Community-Driven Nutrition Initiatives

  • Local initiatives such as kitchen gardens, women’s seed banks, and decentralised food planning can:

○     Improve diet diversity at the household level.

○     Strengthen women’s role in shaping sustainable food production and consumption patterns.

Access to Technology and Extension Services

  • Women farmers must have equitable access to agricultural technologies and extension services.
  • Labour-saving tools and mechanisation help reduce drudgery, time poverty, and health risks.
  • Access to training, market information, and technical guidance enables women to adopt sustainable farming practices and make informed crop choices.

Enhancing Productivity, Resilience, and Nutrition

  • When women gain knowledge, resources, and institutional support, they contribute to climate-resilient, biodiversity-rich, and nutrition-sensitive agriculture.
  • Evidence from organisations like the M. S. Swaminathan Research Foundation and the World Food Programme shows that placing women at the centre of food security and social protection programmes improves outcomes for entire communities.

Moving Beyond Symbolism

  • On International Women’s Day, the call for “Rights, Justice, and Action for all women and girls” should translate into concrete steps:

○     Recognising women as farmers in law and policy.
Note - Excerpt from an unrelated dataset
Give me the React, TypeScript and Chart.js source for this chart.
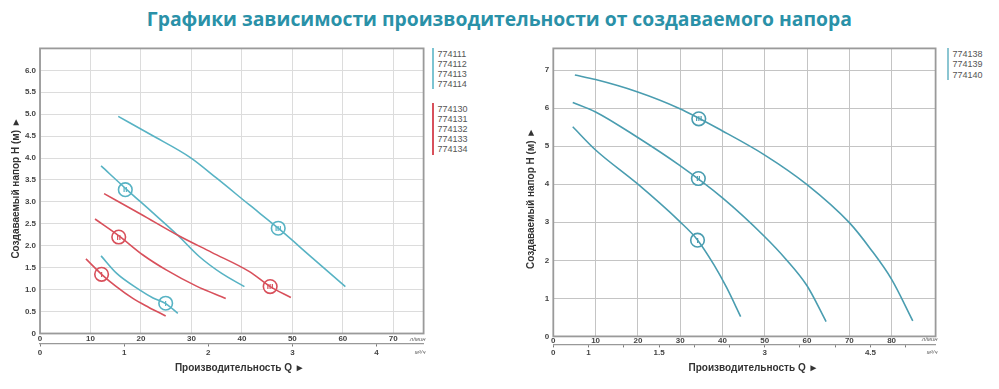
import React, { useEffect, useRef } from "react";
import { Chart, registerables } from "chart.js";

Chart.register(...registerables);

// ---------- texts ----------
const TITLE = "Графики зависимости производительности от создаваемого напора";
const Y_TITLE = "Создаваемый напор H (м) ►";
const X_TITLE = "Производительность Q ►";
const UNIT_LPM = "л/мин";
const UNIT_M3H = "м³/ч";
const LPM_TO_M3H = 0.06;

// ---------- left chart ----------
const LEFT_X_MAX = 76;
const LEFT_Y_MAX = 6.5;
const LEFT_X_TICKS = [0, 10, 20, 30, 40, 50, 60, 70];
const LEFT_X2_TICKS = [0, 1, 2, 3, 4];
const LEFT_Y_TICKS = [0, 0.5, 1, 1.5, 2, 2.5, 3, 3.5, 4, 4.5, 5, 5.5, 6];

const L_TEAL_I_Q = [12.1, 15.2, 19.8, 22.4, 24.9, 27.3];
const L_TEAL_I_H = [1.77, 1.37, 0.99, 0.81, 0.68, 0.46];
const L_TEAL_II_Q = [12.1, 17.3, 22, 27.3, 31.6, 36, 40.5];
const L_TEAL_II_H = [3.82, 3.27, 2.79, 2.24, 1.75, 1.37, 1.07];
const L_TEAL_III_Q = [15.5, 22, 29.8, 35, 41.5, 47.2, 54, 60.5];
const L_TEAL_III_H = [4.95, 4.53, 4.01, 3.54, 2.93, 2.4, 1.72, 1.07];

const L_RED_I_Q = [9.1, 12.2, 15, 18.4, 21.5, 24.9];
const L_RED_I_H = [1.7, 1.35, 1.08, 0.8, 0.6, 0.4];
const L_RED_II_Q = [10.9, 15.7, 20.4, 25, 31, 36.8];
const L_RED_II_H = [2.61, 2.22, 1.79, 1.45, 1.08, 0.8];
const L_RED_III_Q = [12.7, 20, 27.3, 34, 41.5, 45.6, 49.7];
const L_RED_III_H = [3.19, 2.72, 2.24, 1.85, 1.41, 1.07, 0.82];

const MARK_LABELS = ["I", "II", "III"];
const L_TEAL_MARK_Q = [24.9, 16.9, 47.2];
const L_TEAL_MARK_H = [0.69, 3.28, 2.4];
const L_RED_MARK_Q = [12.2, 15.6, 45.6];
const L_RED_MARK_H = [1.35, 2.2, 1.07];

const LEFT_LEGEND_TEAL = ["774111", "774112", "774113", "774114"];
const LEFT_LEGEND_RED = ["774130", "774131", "774132", "774133", "774134"];

// ---------- right chart ----------
const RIGHT_X_MAX = 90.4;
const RIGHT_Y_MAX = 7.57;
const RIGHT_X_TICKS = [0, 10, 20, 30, 40, 50, 60, 70, 80];
const RIGHT_X2_TICKS = [0, 0.5, 1, 1.5, 2, 2.5, 3, 3.5, 4, 4.5, 5];
const RIGHT_X2_LABELS = ["0", "1", "", "1.5", "", "", "3", "", "", "4.5", ""];
const RIGHT_Y_TICKS = [0, 1, 2, 3, 4, 5, 6, 7];

const R_I_Q = [4.6, 10, 19.8, 29.8, 34, 38, 41, 44.3];
const R_I_H = [5.51, 4.9, 4.02, 3.03, 2.55, 1.88, 1.28, 0.52];
const R_II_Q = [4.6, 10, 19.8, 29.8, 40, 50, 55, 60, 64.5];
const R_II_H = [6.15, 5.9, 5.24, 4.5, 3.64, 2.62, 2.03, 1.33, 0.39];
const R_III_Q = [5.1, 10, 19.8, 29.8, 40, 50.1, 60, 70, 75, 80, 85];
const R_III_H = [6.87, 6.75, 6.43, 5.99, 5.4, 4.76, 3.99, 2.99, 2.3, 1.5, 0.41];

const R_MARK_Q = [34.1, 34.3, 34.4];
const R_MARK_H = [2.53, 4.15, 5.72];

const RIGHT_LEGEND = ["774138", "774139", "774140"];

// ---------- styles ----------
const TEAL_L = "#58b3c4";
const RED_L = "#d8505b";
const TEAL_R = "#4a9db0";
const FONT = "'Liberation Sans', Arial, sans-serif";

const pts = (q: number[], h: number[]) => q.map((x, i) => ({ x, y: h[i] }));

const curve = (q: number[], h: number[], color: string) => ({
  data: pts(q, h),
  showLine: true,
  borderColor: color,
  borderWidth: 1.6,
  pointRadius: 0,
  pointHoverRadius: 0,
  cubicInterpolationMode: "monotone",
  xAxisID: "x",
  yAxisID: "y",
});

const markers = (q: number[], h: number[], color: string) => ({
  data: pts(q, h),
  numerals: MARK_LABELS,
  showLine: false,
  pointRadius: 6.8,
  pointBackgroundColor: "#ffffff",
  pointBorderColor: color,
  pointBorderWidth: 1.6,
  xAxisID: "x",
  yAxisID: "y",
});

const framePlugin = {
  id: "frame",
  beforeDatasetsDraw(chart: any, _a: any, o: any) {
    const { ctx, chartArea: a } = chart;
    ctx.save();
    ctx.strokeStyle = o.color;
    ctx.lineWidth = o.width;
    ctx.strokeRect(a.left, a.top, a.right - a.left, a.bottom - a.top);
    ctx.restore();
  },
};

const numeralPlugin = {
  id: "numerals",
  afterDatasetsDraw(chart: any) {
    const ctx = chart.ctx;
    chart.data.datasets.forEach((ds: any, i: number) => {
      if (!ds.numerals) return;
      const meta = chart.getDatasetMeta(i);
      meta.data.forEach((pt: any, j: number) => {
        ctx.save();
        ctx.fillStyle = ds.pointBorderColor;
        ctx.font = `bold 8px ${FONT}`;
        ctx.textAlign = "center";
        ctx.textBaseline = "middle";
        ctx.fillText(ds.numerals[j], pt.x, pt.y + 0.5);
        ctx.restore();
      });
    });
  },
};

const axisTextPlugin = {
  id: "axisText",
  afterDraw(chart: any, _a: any, o: any) {
    const { ctx, chartArea: a } = chart;
    ctx.save();
    ctx.fillStyle = "#333";
    ctx.font = `bold 10px ${FONT}`;
    ctx.textAlign = "center";
    ctx.textBaseline = "middle";
    ctx.fillText(X_TITLE, (a.left + a.right) / 2 + o.xShift, o.xTitleY);
    ctx.translate(o.yTitleX, (a.top + a.bottom) / 2 + o.yShift);
    ctx.rotate(-Math.PI / 2);
    ctx.fillText(Y_TITLE, 0, 0);
    ctx.restore();

    ctx.save();
    ctx.fillStyle = "#666";
    ctx.font = `italic 6px ${FONT}`;
    ctx.textAlign = "right";
    ctx.textBaseline = "middle";
    ctx.fillText(UNIT_LPM, a.right + 2, o.unit1Y);
    ctx.fillText(UNIT_M3H, a.right + 2, o.unit2Y);
    ctx.restore();
  },
};

type Cfg = {
  datasets: any[];
  xMax: number;
  yMax: number;
  xTicks: number[];
  x2Ticks: number[];
  x2Labels?: string[];
  yTicks: number[];
  yFmt: (v: number) => string;
  yWidth: number;
  xHeight: number;
  x2Height: number;
  xPad: number;
  x2Pad: number;
  padTop: number;
  padRight: number;
  gridColor: string;
  frameColor: string;
  text: any;
};

function makeChart(canvas: HTMLCanvasElement, c: Cfg) {
  const tickFont = { family: FONT, size: 8, weight: "bold" as const, lineHeight: 1 };
  return new Chart(canvas, {
    type: "scatter",
    data: { datasets: c.datasets },
    plugins: [framePlugin, numeralPlugin, axisTextPlugin],
    options: {
      animation: false,
      responsive: false,
      maintainAspectRatio: false,
      events: [],
      layout: { padding: { top: c.padTop, right: c.padRight, left: 0, bottom: 0 } },
      plugins: {
        legend: { display: false },
        tooltip: { enabled: false },
        frame: { color: c.frameColor, width: 1.8 },
        axisText: c.text,
      } as any,
      scales: {
        x: {
          type: "linear",
          position: "bottom",
          weight: 0,
          min: 0,
          max: c.xMax,
          afterBuildTicks: (s: any) => {
            s.ticks = c.xTicks.map((v) => ({ value: v }));
          },
          afterFit: (s: any) => {
            s.height = c.xHeight;
          },
          grid: { color: c.gridColor, lineWidth: 1, drawTicks: false },
          border: { display: false },
          ticks: {
            padding: c.xPad,
            font: tickFont,
            color: "#444",
            maxRotation: 0,
            autoSkip: false,
            callback: (v: any) => String(v),
          },
        },
        x2: {
          type: "linear",
          position: "bottom",
          weight: 1,
          min: 0,
          max: c.xMax * LPM_TO_M3H,
          afterBuildTicks: (s: any) => {
            s.ticks = c.x2Ticks.map((v) => ({ value: v }));
          },
          afterFit: (s: any) => {
            s.height = c.x2Height;
          },
          grid: { display: true, drawOnChartArea: false, drawTicks: true, tickLength: 3, color: "#777", lineWidth: 1 },
          border: { display: true, color: "#999", width: 1.2 },
          ticks: {
            padding: c.x2Pad,
            font: tickFont,
            color: "#444",
            maxRotation: 0,
            autoSkip: false,
            callback: (v: any, i: number) => (c.x2Labels ? c.x2Labels[i] : String(v)),
          },
        },
        y: {
          type: "linear",
          position: "left",
          min: 0,
          max: c.yMax,
          afterBuildTicks: (s: any) => {
            s.ticks = c.yTicks.map((v) => ({ value: v }));
          },
          afterFit: (s: any) => {
            s.width = c.yWidth;
          },
          grid: { color: c.gridColor, lineWidth: 1, drawTicks: false },
          border: { display: false },
          ticks: {
            padding: 4,
            font: tickFont,
            color: "#444",
            autoSkip: false,
            callback: (v: any) => c.yFmt(Number(v)),
          },
        },
      } as any,
    } as any,
  });
}

function LeftChart() {
  const ref = useRef<HTMLCanvasElement>(null);
  useEffect(() => {
    const chart = makeChart(ref.current!, {
      datasets: [
        curve(L_RED_I_Q, L_RED_I_H, RED_L),
        curve(L_RED_II_Q, L_RED_II_H, RED_L),
        curve(L_RED_III_Q, L_RED_III_H, RED_L),
        curve(L_TEAL_I_Q, L_TEAL_I_H, TEAL_L),
        curve(L_TEAL_II_Q, L_TEAL_II_H, TEAL_L),
        curve(L_TEAL_III_Q, L_TEAL_III_H, TEAL_L),
        markers(L_RED_MARK_Q, L_RED_MARK_H, RED_L),
        markers(L_TEAL_MARK_Q, L_TEAL_MARK_H, TEAL_L),
      ],
      xMax: LEFT_X_MAX,
      yMax: LEFT_Y_MAX,
      xTicks: LEFT_X_TICKS,
      x2Ticks: LEFT_X2_TICKS,
      yTicks: LEFT_Y_TICKS,
      yFmt: (v) => (v === 0 ? "0" : v.toFixed(1)),
      yWidth: 40,
      xHeight: 10,
      x2Height: 45.5,
      xPad: 1,
      x2Pad: 1.8,
      padTop: 8,
      padRight: 7.7,
      gridColor: "#dcdcdc",
      frameColor: "#9a9a9a",
      text: { xShift: 8, xTitleY: 328, yTitleX: 16, yShift: -3, unit1Y: 299.3, unit2Y: 312.3 },
    });
    return () => chart.destroy();
  }, []);
  return (
    <canvas
      ref={ref}
      width={432}
      height={349}
      style={{ position: "absolute", left: 0, top: 40, width: 432, height: 349 }}
    />
  );
}

function RightChart() {
  const ref = useRef<HTMLCanvasElement>(null);
  useEffect(() => {
    const chart = makeChart(ref.current!, {
      datasets: [
        curve(R_I_Q, R_I_H, TEAL_R),
        curve(R_II_Q, R_II_H, TEAL_R),
        curve(R_III_Q, R_III_H, TEAL_R),
        markers(R_MARK_Q, R_MARK_H, TEAL_R),
      ],
      xMax: RIGHT_X_MAX,
      yMax: RIGHT_Y_MAX,
      xTicks: RIGHT_X_TICKS,
      x2Ticks: RIGHT_X2_TICKS,
      x2Labels: RIGHT_X2_LABELS,
      yTicks: RIGHT_Y_TICKS,
      yFmt: (v) => String(v),
      yWidth: 53.3,
      xHeight: 8,
      x2Height: 44.6,
      xPad: 0,
      x2Pad: 0.9,
      padTop: 8.3,
      padRight: 5.7,
      gridColor: "#c4c4c4",
      frameColor: "#9a9a9a",
      text: { xShift: 9, xTitleY: 328, yTitleX: 31.7, yShift: 6, unit1Y: 299.3, unit2Y: 312.3 },
    });
    return () => chart.destroy();
  }, []);
  return (
    <canvas
      ref={ref}
      width={444}
      height={349}
      style={{ position: "absolute", left: 500, top: 40, width: 444, height: 349 }}
    />
  );
}

function Legend({ items, color, left, top, barHeight, step }: any) {
  return (
    <div style={{ position: "absolute", left, top, height: barHeight }}>
      <div style={{ position: "absolute", left: 0, top: 0, width: 2, height: barHeight, background: color }} />
      {items.map((t: string, i: number) => (
        <div
          key={t}
          style={{
            position: "absolute",
            left: 6,
            top: 1 + i * step,
            height: 10,
            lineHeight: "10px",
            fontFamily: FONT,
            fontSize: 9,
            color: "#555",
            whiteSpace: "nowrap",
          }}
        >
          {t}
        </div>
      ))}
    </div>
  );
}

function Title() {
  const ref = useRef<HTMLSpanElement>(null);
  useEffect(() => {
    const fit = () => {
      const el = ref.current;
      if (!el) return;
      el.style.transform = "none";
      const w = el.getBoundingClientRect().width;
      if (w > 0) el.style.transform = `scaleX(${705 / w})`;
    };
    fit();
    (document as any).fonts?.ready?.then(fit);
  }, []);
  return (
    <div
      style={{
        position: "absolute",
        left: 0,
        top: 9,
        width: 999,
        textAlign: "center",
        lineHeight: "20px",
        height: 20,
      }}
    >
      <span
        ref={ref}
        style={{
          display: "inline-block",
          fontFamily: "'Open Sans', sans-serif",
          fontWeight: 700,
          fontSize: 20,
          color: "#2a91a8",
          whiteSpace: "nowrap",
          transformOrigin: "center",
        }}
      >
        {TITLE}
      </span>
    </div>
  );
}

export default function App() {
  return (
    <div style={{ position: "absolute", left: 0, top: 0, width: 999, height: 389, background: "#fff", overflow: "hidden" }}>
      <Title />
      <LeftChart />
      <RightChart />
      <Legend items={LEFT_LEGEND_TEAL} color="#7cc4d2" left={431.5} top={48} barHeight={41} step={10} />
      <Legend items={LEFT_LEGEND_RED} color="#d8505b" left={431.5} top={103} barHeight={52} step={10} />
      <Legend items={RIGHT_LEGEND} color="#8cc6d2" left={946.5} top={48} barHeight={31.5} step={10.3} />
    </div>
  );
}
○     Ensuring rights to land and productive resources.

○     Enabling women to claim their right to food and nutrition.

Towards an Equitable Food System

  • Empowering women farmers is essential for building a more equitable, resilient, and nutritionally secure India, advancing gender equality and women’s rights across the nation.

Source: https://www.thehindu.com/opinion/lead/rights-justice-action-for-indias-women-farmers/article70712763.ece

Mains Question (250 words):

Women farmers play a crucial role in India’s agri-food systems yet lack land rights, recognition and nutrition security. Examine the challenges they face and suggest measures to ensure equitable and nutrition-sensitive agriculture.